With the Obama administration trying to formulate a comprehensive strategy to tackle deteriorating security in Afghanistan, analysts said Biden would be asking for more support there, although they were divided on what form that could take -- from troops, to training, to development aid.
European leaders have been reluctant to risk soldiers' lives for a mission that is unpopular with voters, despite repeated appeals from Washington for more help and warnings that terrorism could spread if NATO was defeated there.
Analysts said Europeans would also be watching for any signs of a thawing in ties between the United States and Russia, which deteriorated under Bush and Russian leader Vladimir Putin.
Obama and Russian President Dmitry Medvedev agreed in a telephone call last week to stop the "drift" in ties between their two countries.

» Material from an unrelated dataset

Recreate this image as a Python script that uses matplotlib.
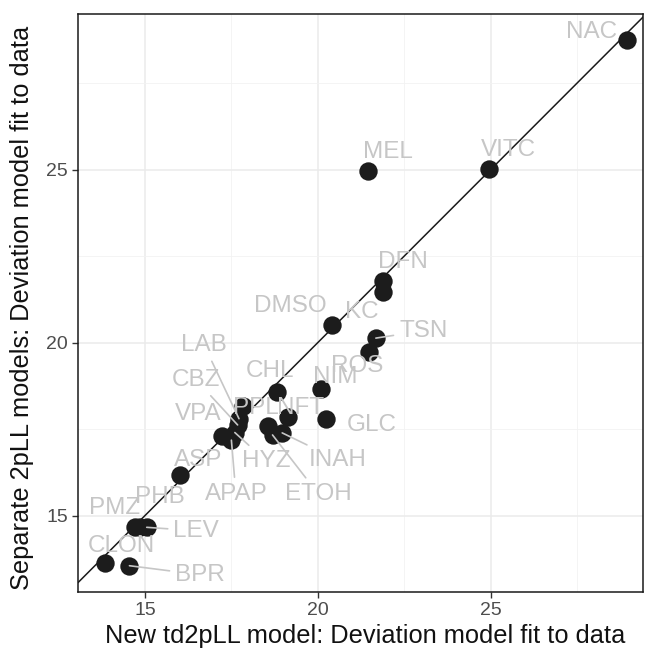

Russia was later reported to have suspended plans to station missiles on the Polish border.
"We want to work with Russia, and we want to see if we can get off on the right foot with Russia," the White House official said when asked whether Biden's speech would signal a new detente with Moscow.
Russian Deputy Prime Minister Sergei Ivanov will be at the conference, but it is not clear whether there are plans for him and Biden to meet.
"The whole point of Munich is that it provides lots of opportunities for a lot of side conversations," said Jeremy Shapiro, a fellow at Brookings Institution.
With Obama also expressing a willingness to talk directly to Iran over its disputed nuclear program, conference observers will also be watching for any encounters with members of Iran's delegation, who include Ali Larijani, parliament speaker and an influential conservative politician in the Islamic Republic.
But analysts said a meeting between Biden and Larijani was highly unlikely.